December 11, 2013, 7:07 AM by  Alan Stamm

Rodney Curtis, a Free Press photo editor for three years, has a good reason -- or a bad one, actually -- to recall June 19, 2009 vividly. That's the Friday he was let go after 22 years in Michigan journalism.

In a 114-page book, Getting Laid Off, Curtis recalls that day:

Breathe, breathe breathe. This is it. This is the end of the career. . . . Gotta buy a lottery ticket. Seriously, listen to the COBRA spiel. ..  .

Oh, oh, HR lady is nervous; shaky hands give it away. Humor, jokes, feign interest in the Employee Assistance program. Do COBRAs bite or squeeze? . . .

It's ending. Career and this exit interview. 

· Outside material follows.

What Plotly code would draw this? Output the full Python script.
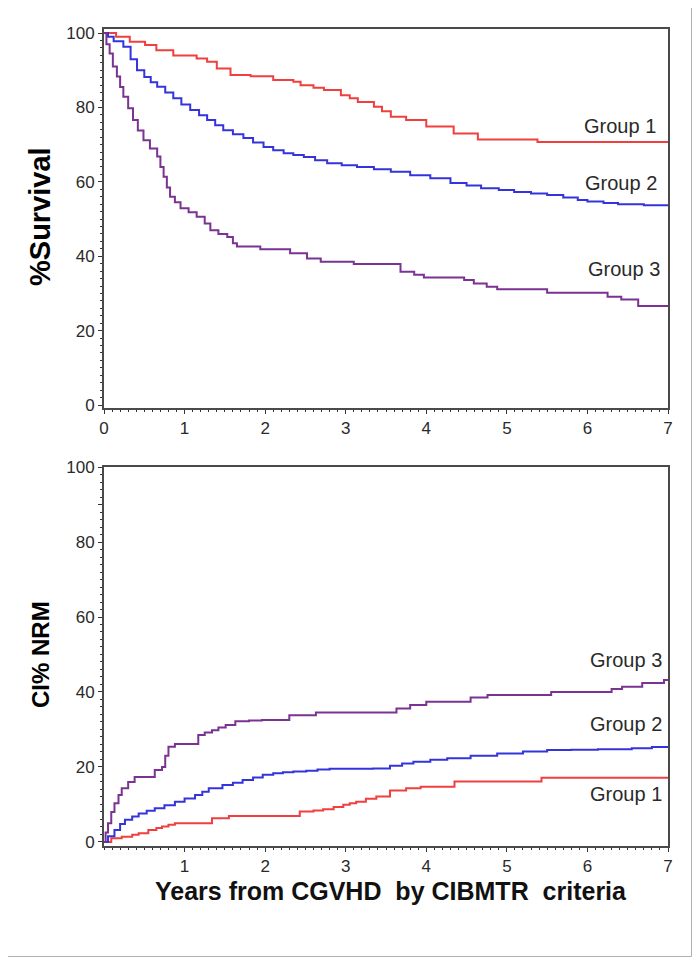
import plotly.graph_objects as go
from plotly.subplots import make_subplots

# ---- Survival (top panel) ----
surv_g1_t = [0, 0.15, 0.32, 0.51, 0.65, 0.86, 1.15, 1.28, 1.40, 1.57, 1.82, 2.1, 2.35, 2.44, 2.6, 2.73, 2.94, 3.05, 3.15, 3.35, 3.45, 3.56, 3.75, 4.0, 4.34, 4.64, 5.38, 7.0]
surv_g1_v = [100, 99, 97.7, 96.8, 95.4, 94, 93.2, 92.3, 90.5, 88.7, 88.4, 87.4, 86.9, 86, 85.3, 84.7, 83.3, 82.5, 81.5, 80.2, 79, 77.5, 76.6, 74.9, 73, 71.4, 70.7, 70.7]

surv_g2_t = [0, 0.05, 0.12, 0.24, 0.33, 0.41, 0.5, 0.58, 0.66, 0.76, 0.86, 0.96, 1.07, 1.18, 1.28, 1.38, 1.48, 1.6, 1.73, 1.85, 1.98, 2.1, 2.23, 2.35, 2.48, 2.62, 2.77, 2.95, 3.14, 3.35, 3.56, 3.8, 4.05, 4.3, 4.5, 4.68, 4.9, 5.09, 5.3, 5.5, 5.7, 5.88, 6.0, 6.2, 6.38, 6.7, 7.0]
surv_g2_v = [100, 99, 97.8, 96.3, 93, 90, 88.2, 86.8, 85.6, 84, 82.5, 80.8, 79.3, 77.9, 76.6, 75.2, 73.9, 72.8, 71.8, 70.6, 69.4, 68.5, 67.7, 67.2, 66.7, 65.8, 65, 64.5, 64, 63.4, 62.7, 61.8, 61, 59.7, 59, 58.3, 57.8, 57.3, 56.9, 56.5, 55.8, 55.1, 54.7, 54.3, 54, 53.7, 53.5]

surv_g3_t = [0, 0.03, 0.07, 0.11, 0.16, 0.2, 0.24, 0.3, 0.36, 0.42, 0.49, 0.57, 0.66, 0.7, 0.74, 0.78, 0.82, 0.88, 0.95, 1.05, 1.15, 1.25, 1.32, 1.42, 1.53, 1.6, 1.65, 1.94, 2.31, 2.52, 2.69, 3.1, 3.68, 3.85, 3.97, 4.47, 4.59, 4.75, 4.88, 5.5, 6.25, 6.42, 6.63, 7.0]
surv_g3_v = [100, 97, 94.5, 91, 88.3, 85.5, 82.9, 79.8, 76.6, 73.8, 71.2, 69, 66.8, 64, 61.4, 58.5, 56, 54.5, 52.9, 51.8, 50.6, 48.8, 47, 46, 45.2, 43.5, 42.6, 41.9, 40.8, 39.4, 38.5, 37.9, 35.8, 35, 34.3, 33.6, 32.7, 31.8, 31.1, 30.2, 29.1, 28.4, 26.6, 26.4]

# ---- Cumulative incidence NRM (bottom panel) ----
nrm_g1_t = [0, 0.09, 0.22, 0.35, 0.43, 0.55, 0.65, 0.72, 0.8, 0.88, 1.34, 1.55, 2.43, 2.6, 2.72, 2.85, 2.97, 3.05, 3.13, 3.25, 3.38, 3.55, 3.75, 3.93, 4.35, 5.43, 7.0]
nrm_g1_v = [0, 1, 1.4, 1.9, 2.3, 3.2, 3.7, 4.1, 4.6, 5, 6.3, 6.9, 8.1, 8.4, 8.7, 9.3, 9.9, 10.3, 10.7, 11.5, 12.1, 13.7, 14.3, 14.7, 16.1, 17.1, 17.1]

nrm_g2_t = [0, 0.05, 0.13, 0.2, 0.26, 0.35, 0.43, 0.53, 0.63, 0.75, 0.88, 1.0, 1.13, 1.22, 1.3, 1.47, 1.6, 1.72, 1.85, 1.97, 2.1, 2.22, 2.35, 2.51, 2.65, 2.8, 3.34, 3.55, 3.7, 3.84, 4.05, 4.26, 4.55, 4.88, 5.2, 5.5, 5.8, 6.13, 6.55, 6.8, 7.0]
nrm_g2_v = [0, 1.5, 3.2, 4.8, 5.9, 6.8, 7.6, 8.3, 9, 9.8, 10.7, 11.6, 12.5, 13.4, 14.3, 15.2, 15.8, 16.5, 17.2, 17.9, 18.3, 18.6, 18.8, 19, 19.3, 19.5, 19.6, 20.3, 20.9, 21.4, 21.9, 22.3, 23, 23.6, 24.1, 24.5, 24.6, 24.7, 25, 25.3, 25.6]

nrm_g3_t = [0, 0.02, 0.05, 0.09, 0.13, 0.18, 0.22, 0.3, 0.38, 0.63, 0.72, 0.76, 0.8, 0.88, 1.17, 1.25, 1.34, 1.42, 1.51, 1.63, 1.8, 1.96, 2.3, 2.63, 3.63, 3.8, 4.0, 4.55, 4.76, 5.55, 6.3, 6.43, 6.68, 6.95, 7.0]
nrm_g3_v = [0, 2.5, 5, 8, 10.3, 12.5, 14.3, 16, 17.3, 19.2, 20, 23, 25.4, 26.1, 28.5, 29.2, 29.8, 30.5, 31.2, 32.2, 32.4, 32.5, 33.8, 34.5, 35.6, 36.5, 37.4, 38.5, 39.2, 40, 40.8, 41.4, 42.4, 43.2, 43.2]

group_names = ["Group 1", "Group 2", "Group 3"]
colors = ["#ef3f3f", "#3434dc", "#7a3392"]

top_label_pos = [(6.87, 75.0), (6.89, 59.7), (6.93, 36.5)]
bot_label_pos = [(6.95, 12.8), (6.95, 31.4), (6.95, 48.5)]

FONT = "Liberation Sans, Arial, sans-serif"

fig = make_subplots(rows=2, cols=1, vertical_spacing=0.07)

surv = [(surv_g1_t, surv_g1_v), (surv_g2_t, surv_g2_v), (surv_g3_t, surv_g3_v)]
nrm = [(nrm_g1_t, nrm_g1_v), (nrm_g2_t, nrm_g2_v), (nrm_g3_t, nrm_g3_v)]

for i, (t, v) in enumerate(surv):
    fig.add_trace(go.Scatter(x=t, y=v, mode="lines", line=dict(color=colors[i], width=2, shape="hv"),
                             name=group_names[i], showlegend=False), row=1, col=1)
for i, (t, v) in enumerate(nrm):
    fig.add_trace(go.Scatter(x=t, y=v, mode="lines", line=dict(color=colors[i], width=2, shape="hv"),
                             name=group_names[i], showlegend=False), row=2, col=1)

# page body has an 8px margin: lay out in page pixels minus 8
OFF = 8
W, H = 684, 949
L = 104 - OFF
R = W - (668 - OFF)
T = 29 - OFF
BOT = 846 - OFF
B = H - BOT
ph = H - T - B
pw = W - L - R


def px_x(px):
    return (px - OFF - L) / pw


def px_y(py):
    return (BOT - (py - OFF)) / ph


top_dom = [px_y(408), 1.0]
bot_dom = [0.0, px_y(467)]

axis_common = dict(showline=True, linecolor="#4a4a4a", linewidth=2, mirror=True,
                   showgrid=False, zeroline=False, ticks="outside", ticklen=4,
                   tickcolor="#333", tickwidth=1,
                   tickfont=dict(family=FONT, size=17, color="#2a2a2a"))

fig.update_xaxes(range=[0, 7], tickvals=[0, 1, 2, 3, 4, 5, 6, 7],
                 minor=dict(ticks="outside", ticklen=2, dtick=0.1, tickcolor="#333"),
                 **axis_common, row=1, col=1)
fig.update_xaxes(range=[0, 7], tickvals=[1, 2, 3, 4, 5, 6, 7],
                 minor=dict(ticks="outside", ticklen=2, dtick=0.1, tickcolor="#333"),
                 **axis_common, row=2, col=1)
fig.update_yaxes(range=[-0.8, 101.1], tickvals=[0, 20, 40, 60, 80, 100], domain=top_dom,
                 minor=dict(ticks="outside", ticklen=2, dtick=2, tickcolor="#333"),
                 **axis_common, row=1, col=1)
fig.update_yaxes(range=[-1.07, 100], tickvals=[0, 20, 40, 60, 80, 90, 100],
                 ticktext=["0", "20", "40", "60", "80", "", "100"], domain=bot_dom,
                 minor=dict(ticks="outside", ticklen=2, dtick=2, tickcolor="#333"),
                 **axis_common, row=2, col=1)

annotations = []
for i, (x, y) in enumerate(top_label_pos):
    annotations.append(dict(x=x, y=y, xref="x", yref="y", text=group_names[i], showarrow=False,
                            xanchor="right", yanchor="middle",
                            font=dict(family=FONT, size=20, color="#2a2a2a")))
for i, (x, y) in enumerate(bot_label_pos):
    annotations.append(dict(x=x, y=y, xref="x2", yref="y2", text=group_names[i], showarrow=False,
                            xanchor="right", yanchor="middle",
                            font=dict(family=FONT, size=20, color="#2a2a2a")))

annotations.append(dict(x=px_x(40), y=px_y(217), xref="paper", yref="paper", text="<b>%Survival</b>",
                        showarrow=False, textangle=-90, xanchor="center", yanchor="middle",
                        font=dict(family=FONT, size=29, color="#000")))
annotations.append(dict(x=px_x(40), y=px_y(655), xref="paper", yref="paper", text="<b>CI% NRM</b>",
                        showarrow=False, textangle=-90, xanchor="center", yanchor="middle",
                        font=dict(family=FONT, size=24, color="#000")))
annotations.append(dict(x=px_x(391), y=px_y(875), xref="paper", yref="paper",
                        text="<b>Years from CGVHD&nbsp; by CIBMTR&nbsp; criteria</b>",
                        showarrow=False, xanchor="center", yanchor="top",
                        font=dict(family=FONT, size=25, color="#111")))

shapes = [dict(type="rect", xref="paper", yref="paper",
               x0=px_x(7.5), x1=px_x(691.5), y0=px_y(956.5), y1=px_y(7.5),
               line=dict(color="#b0b0b0", width=1), fillcolor="rgba(0,0,0,0)")]

fig.update_layout(width=W, height=H, margin=dict(l=L, r=R, t=T, b=B),
                  paper_bgcolor="white", plot_bgcolor="white",
                  annotations=annotations, shapes=shapes, showlegend=False)

fig.write_html("out.html")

Before joining the Freep in June 2006, Curtis was a deputy director of photography at The Detroit News for three years. His career, which began as an Ann Arbor News photographer in 1987, also includes stints at the Associated Press and Midland Daily News.

"I worked in journalism and journalism cheated on me," he says in the first chapter of his paperback and e-book. "I had been married to journalism for many many years and, then all at once, journalism went out and decided it didn’t want to be faithful to me anymore. It left me — and I was out. . . .

"I knew things weren’t good . . . when they closed down half the bathrooms in our building. The economy was going down the toilet, but we sure weren’t.

Curtis, 50, talks about that experience, a leukemia diagnosis the next year and his spiritual faith in a new interview with former colleague David Crumm, co-founder and editor of Read the Spirit -- a six -year-old Canton publisher that issued his book three months ago. Crumm was the Free Press religion writer from 1986-2007.

About a month after losing his job, Curtis writes that he felt a "need to justify my existence these days and make it look like I'm a productive, functioning member of the family."

My wife busily works at the computer behind me, editing her various photo shoots and I'm sure she gets tired of me saying, "Honey, if you'd just let me join the Navy, there are a zillion jobs for combat photographers." Curiously, 42 results show up with a "combat editors" search at navy.com.